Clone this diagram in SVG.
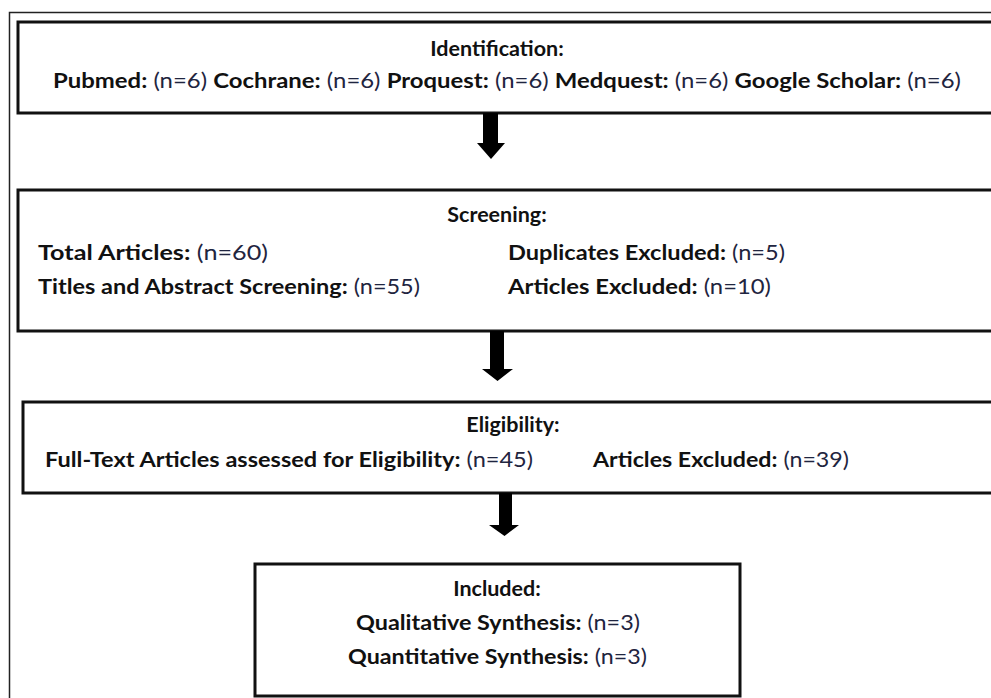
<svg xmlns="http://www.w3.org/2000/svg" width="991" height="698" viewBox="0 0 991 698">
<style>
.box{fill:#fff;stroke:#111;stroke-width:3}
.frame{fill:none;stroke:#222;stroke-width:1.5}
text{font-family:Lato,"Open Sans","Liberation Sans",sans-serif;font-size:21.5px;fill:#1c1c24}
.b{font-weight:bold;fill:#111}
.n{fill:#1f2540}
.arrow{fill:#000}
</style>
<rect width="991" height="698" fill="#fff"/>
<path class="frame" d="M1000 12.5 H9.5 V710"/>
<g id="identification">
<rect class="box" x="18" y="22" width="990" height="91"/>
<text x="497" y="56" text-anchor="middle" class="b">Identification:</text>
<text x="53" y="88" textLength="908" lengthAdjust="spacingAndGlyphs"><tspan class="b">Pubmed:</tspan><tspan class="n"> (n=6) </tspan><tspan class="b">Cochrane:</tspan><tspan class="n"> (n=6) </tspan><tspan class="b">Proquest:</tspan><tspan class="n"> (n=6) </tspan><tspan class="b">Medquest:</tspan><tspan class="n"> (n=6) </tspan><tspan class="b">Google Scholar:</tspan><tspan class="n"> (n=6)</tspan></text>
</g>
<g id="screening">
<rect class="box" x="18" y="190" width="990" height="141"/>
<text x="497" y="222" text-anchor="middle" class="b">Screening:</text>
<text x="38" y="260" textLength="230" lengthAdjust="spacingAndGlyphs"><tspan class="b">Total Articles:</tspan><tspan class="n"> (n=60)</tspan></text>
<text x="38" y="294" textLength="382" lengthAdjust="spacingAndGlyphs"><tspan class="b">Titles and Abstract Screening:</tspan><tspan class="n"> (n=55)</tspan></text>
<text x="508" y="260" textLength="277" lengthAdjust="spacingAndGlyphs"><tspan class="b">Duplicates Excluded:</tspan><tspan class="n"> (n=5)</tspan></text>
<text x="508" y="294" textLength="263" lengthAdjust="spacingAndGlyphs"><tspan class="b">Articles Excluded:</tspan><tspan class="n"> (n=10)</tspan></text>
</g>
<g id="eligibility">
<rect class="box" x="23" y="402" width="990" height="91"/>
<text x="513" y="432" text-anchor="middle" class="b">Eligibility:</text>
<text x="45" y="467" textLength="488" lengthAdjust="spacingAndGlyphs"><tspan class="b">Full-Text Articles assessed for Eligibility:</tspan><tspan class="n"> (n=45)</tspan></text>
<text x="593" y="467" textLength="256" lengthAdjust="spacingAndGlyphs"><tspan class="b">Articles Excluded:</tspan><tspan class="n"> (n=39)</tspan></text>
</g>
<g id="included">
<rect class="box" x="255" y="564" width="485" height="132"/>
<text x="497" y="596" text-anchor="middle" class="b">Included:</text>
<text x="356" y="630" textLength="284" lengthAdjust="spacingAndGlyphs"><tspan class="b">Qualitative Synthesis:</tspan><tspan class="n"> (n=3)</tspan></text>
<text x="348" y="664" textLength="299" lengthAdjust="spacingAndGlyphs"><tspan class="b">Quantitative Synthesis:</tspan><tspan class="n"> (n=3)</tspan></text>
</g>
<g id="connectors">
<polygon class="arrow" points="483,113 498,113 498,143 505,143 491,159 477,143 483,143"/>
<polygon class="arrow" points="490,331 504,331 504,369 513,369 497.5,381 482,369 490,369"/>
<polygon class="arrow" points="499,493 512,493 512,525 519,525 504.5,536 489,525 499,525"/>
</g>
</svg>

○ ○ ○ ○ ○

All of the material above is to be copied exactly, except for its images.

Clone this diagram in SVG.
<svg xmlns="http://www.w3.org/2000/svg" width="991" height="698" viewBox="0 0 991 698">
<style>
.box{fill:#fff;stroke:#111;stroke-width:3}
.frame{fill:none;stroke:#222;stroke-width:1.5}
text{font-family:Lato,"Open Sans","Liberation Sans",sans-serif;font-size:21.5px;fill:#1c1c24}
.b{font-weight:bold;fill:#111}
.n{fill:#1f2540}
.arrow{fill:#000}
</style>
<rect width="991" height="698" fill="#fff"/>
<path class="frame" d="M1000 12.5 H9.5 V710"/>
<g id="identification">
<rect class="box" x="18" y="22" width="990" height="91"/>
<text x="497" y="56" text-anchor="middle" class="b">Identification:</text>
<text x="53" y="88" textLength="908" lengthAdjust="spacingAndGlyphs"><tspan class="b">Pubmed:</tspan><tspan class="n"> (n=6) </tspan><tspan class="b">Cochrane:</tspan><tspan class="n"> (n=6) </tspan><tspan class="b">Proquest:</tspan><tspan class="n"> (n=6) </tspan><tspan class="b">Medquest:</tspan><tspan class="n"> (n=6) </tspan><tspan class="b">Google Scholar:</tspan><tspan class="n"> (n=6)</tspan></text>
</g>
<g id="screening">
<rect class="box" x="18" y="190" width="990" height="141"/>
<text x="497" y="222" text-anchor="middle" class="b">Screening:</text>
<text x="38" y="260" textLength="230" lengthAdjust="spacingAndGlyphs"><tspan class="b">Total Articles:</tspan><tspan class="n"> (n=60)</tspan></text>
<text x="38" y="294" textLength="382" lengthAdjust="spacingAndGlyphs"><tspan class="b">Titles and Abstract Screening:</tspan><tspan class="n"> (n=55)</tspan></text>
<text x="508" y="260" textLength="277" lengthAdjust="spacingAndGlyphs"><tspan class="b">Duplicates Excluded:</tspan><tspan class="n"> (n=5)</tspan></text>
<text x="508" y="294" textLength="263" lengthAdjust="spacingAndGlyphs"><tspan class="b">Articles Excluded:</tspan><tspan class="n"> (n=10)</tspan></text>
</g>
<g id="eligibility">
<rect class="box" x="23" y="402" width="990" height="91"/>
<text x="513" y="432" text-anchor="middle" class="b">Eligibility:</text>
<text x="45" y="467" textLength="488" lengthAdjust="spacingAndGlyphs"><tspan class="b">Full-Text Articles assessed for Eligibility:</tspan><tspan class="n"> (n=45)</tspan></text>
<text x="593" y="467" textLength="256" lengthAdjust="spacingAndGlyphs"><tspan class="b">Articles Excluded:</tspan><tspan class="n"> (n=39)</tspan></text>
</g>
<g id="included">
<rect class="box" x="255" y="564" width="485" height="132"/>
<text x="497" y="596" text-anchor="middle" class="b">Included:</text>
<text x="356" y="630" textLength="284" lengthAdjust="spacingAndGlyphs"><tspan class="b">Qualitative Synthesis:</tspan><tspan class="n"> (n=3)</tspan></text>
<text x="348" y="664" textLength="299" lengthAdjust="spacingAndGlyphs"><tspan class="b">Quantitative Synthesis:</tspan><tspan class="n"> (n=3)</tspan></text>
</g>
<g id="connectors">
<polygon class="arrow" points="483,113 498,113 498,143 505,143 491,159 477,143 483,143"/>
<polygon class="arrow" points="490,331 504,331 504,369 513,369 497.5,381 482,369 490,369"/>
<polygon class="arrow" points="499,493 512,493 512,525 519,525 504.5,536 489,525 499,525"/>
</g>
</svg>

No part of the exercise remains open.